> _Instruction_: Skip the pictures and quote all of the lines exactly.

> _Data section_:
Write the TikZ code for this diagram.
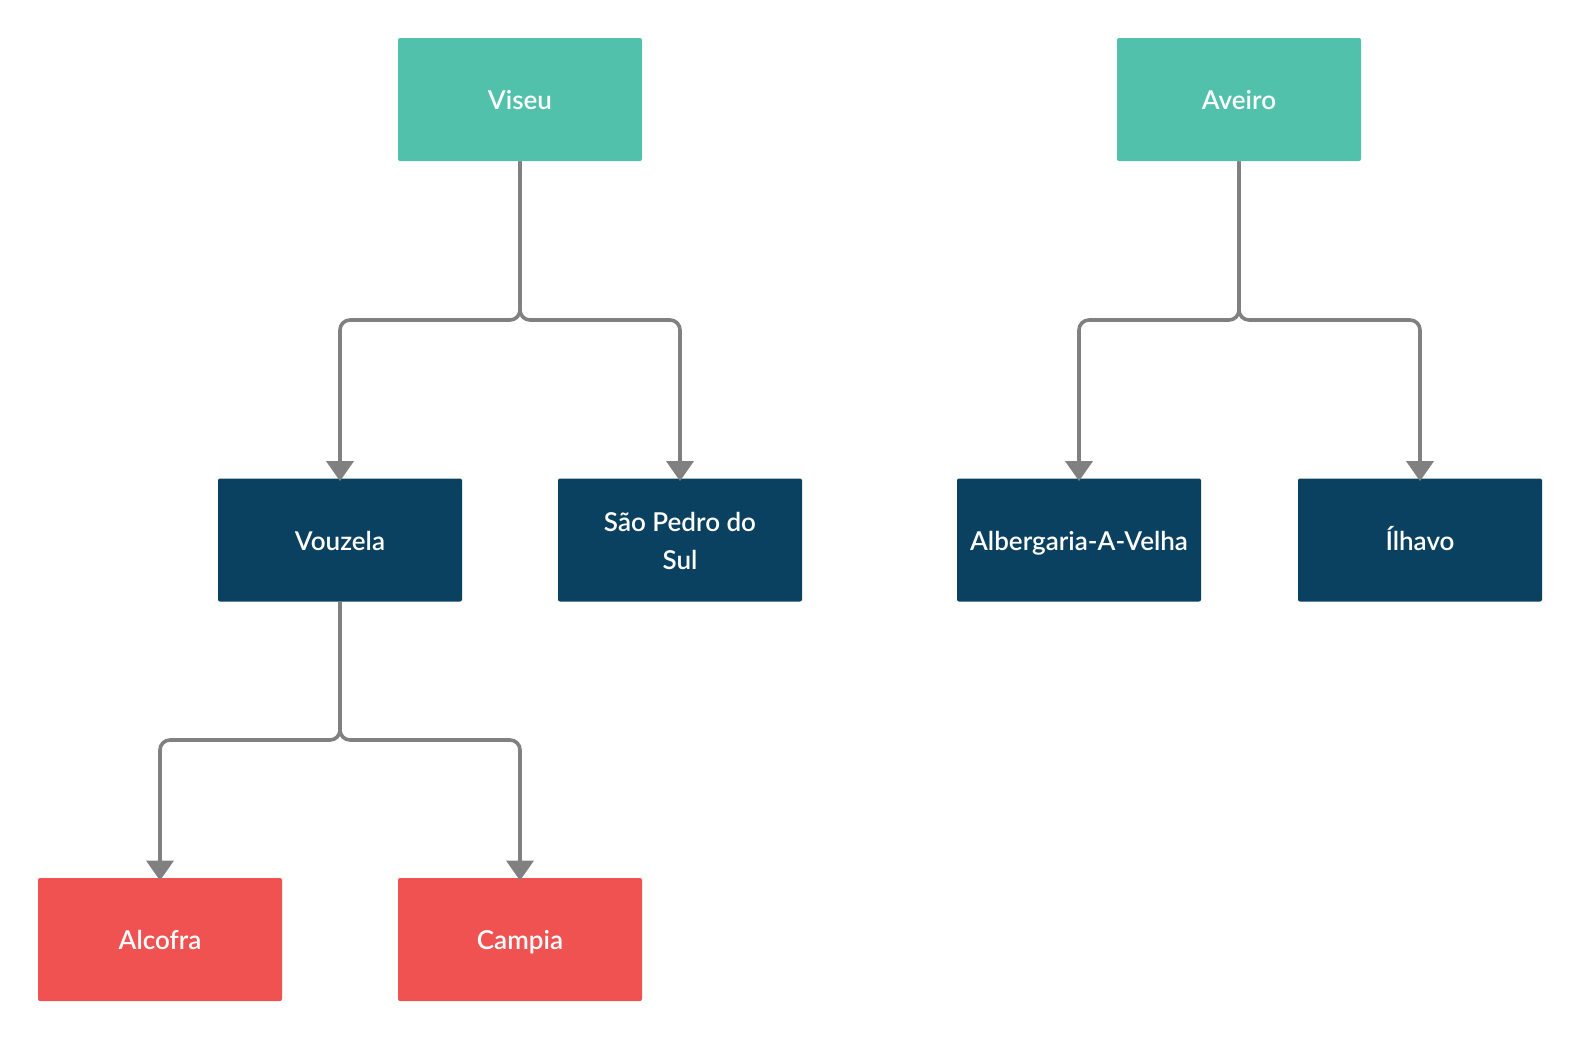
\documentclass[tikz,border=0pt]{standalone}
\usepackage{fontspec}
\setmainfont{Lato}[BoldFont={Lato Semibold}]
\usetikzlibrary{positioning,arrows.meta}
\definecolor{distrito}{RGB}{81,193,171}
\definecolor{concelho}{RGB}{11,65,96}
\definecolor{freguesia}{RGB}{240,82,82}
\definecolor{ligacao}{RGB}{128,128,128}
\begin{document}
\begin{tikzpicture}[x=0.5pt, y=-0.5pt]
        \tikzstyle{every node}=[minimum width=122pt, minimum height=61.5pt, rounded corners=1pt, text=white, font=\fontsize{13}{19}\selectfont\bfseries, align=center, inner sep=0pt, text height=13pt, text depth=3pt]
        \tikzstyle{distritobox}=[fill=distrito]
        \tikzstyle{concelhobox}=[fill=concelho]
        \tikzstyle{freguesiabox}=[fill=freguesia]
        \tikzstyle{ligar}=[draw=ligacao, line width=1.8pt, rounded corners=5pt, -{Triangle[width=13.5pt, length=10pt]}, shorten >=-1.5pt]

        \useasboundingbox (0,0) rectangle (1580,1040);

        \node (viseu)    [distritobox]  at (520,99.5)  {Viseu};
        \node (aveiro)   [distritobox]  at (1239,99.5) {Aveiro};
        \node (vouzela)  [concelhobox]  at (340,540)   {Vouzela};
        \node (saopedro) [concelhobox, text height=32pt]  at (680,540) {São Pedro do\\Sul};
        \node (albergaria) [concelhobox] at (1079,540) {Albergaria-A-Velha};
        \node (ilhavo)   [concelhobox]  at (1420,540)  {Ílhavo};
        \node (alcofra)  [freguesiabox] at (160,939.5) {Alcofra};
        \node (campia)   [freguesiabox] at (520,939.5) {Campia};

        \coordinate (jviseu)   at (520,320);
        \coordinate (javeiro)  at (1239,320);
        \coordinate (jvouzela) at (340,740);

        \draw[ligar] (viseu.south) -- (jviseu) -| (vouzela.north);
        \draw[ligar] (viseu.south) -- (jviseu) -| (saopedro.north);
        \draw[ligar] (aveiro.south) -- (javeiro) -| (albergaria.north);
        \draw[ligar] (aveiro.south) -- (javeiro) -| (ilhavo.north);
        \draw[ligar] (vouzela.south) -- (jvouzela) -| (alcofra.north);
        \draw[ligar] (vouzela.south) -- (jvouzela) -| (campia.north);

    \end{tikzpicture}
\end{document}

> _Full solution_:
Write the TikZ code for this diagram.
\documentclass[tikz,border=0pt]{standalone}
\usepackage{fontspec}
\setmainfont{Lato}[BoldFont={Lato Semibold}]
\usetikzlibrary{positioning,arrows.meta}
\definecolor{distrito}{RGB}{81,193,171}
\definecolor{concelho}{RGB}{11,65,96}
\definecolor{freguesia}{RGB}{240,82,82}
\definecolor{ligacao}{RGB}{128,128,128}
\begin{document}
\begin{tikzpicture}[x=0.5pt, y=-0.5pt]
        \tikzstyle{every node}=[minimum width=122pt, minimum height=61.5pt, rounded corners=1pt, text=white, font=\fontsize{13}{19}\selectfont\bfseries, align=center, inner sep=0pt, text height=13pt, text depth=3pt]
        \tikzstyle{distritobox}=[fill=distrito]
        \tikzstyle{concelhobox}=[fill=concelho]
        \tikzstyle{freguesiabox}=[fill=freguesia]
        \tikzstyle{ligar}=[draw=ligacao, line width=1.8pt, rounded corners=5pt, -{Triangle[width=13.5pt, length=10pt]}, shorten >=-1.5pt]

        \useasboundingbox (0,0) rectangle (1580,1040);

        \node (viseu)    [distritobox]  at (520,99.5)  {Viseu};
        \node (aveiro)   [distritobox]  at (1239,99.5) {Aveiro};
        \node (vouzela)  [concelhobox]  at (340,540)   {Vouzela};
        \node (saopedro) [concelhobox, text height=32pt]  at (680,540) {São Pedro do\\Sul};
        \node (albergaria) [concelhobox] at (1079,540) {Albergaria-A-Velha};
        \node (ilhavo)   [concelhobox]  at (1420,540)  {Ílhavo};
        \node (alcofra)  [freguesiabox] at (160,939.5) {Alcofra};
        \node (campia)   [freguesiabox] at (520,939.5) {Campia};

        \coordinate (jviseu)   at (520,320);
        \coordinate (javeiro)  at (1239,320);
        \coordinate (jvouzela) at (340,740);

        \draw[ligar] (viseu.south) -- (jviseu) -| (vouzela.north);
        \draw[ligar] (viseu.south) -- (jviseu) -| (saopedro.north);
        \draw[ligar] (aveiro.south) -- (javeiro) -| (albergaria.north);
        \draw[ligar] (aveiro.south) -- (javeiro) -| (ilhavo.north);
        \draw[ligar] (vouzela.south) -- (jvouzela) -| (alcofra.north);
        \draw[ligar] (vouzela.south) -- (jvouzela) -| (campia.north);

    \end{tikzpicture}
\end{document}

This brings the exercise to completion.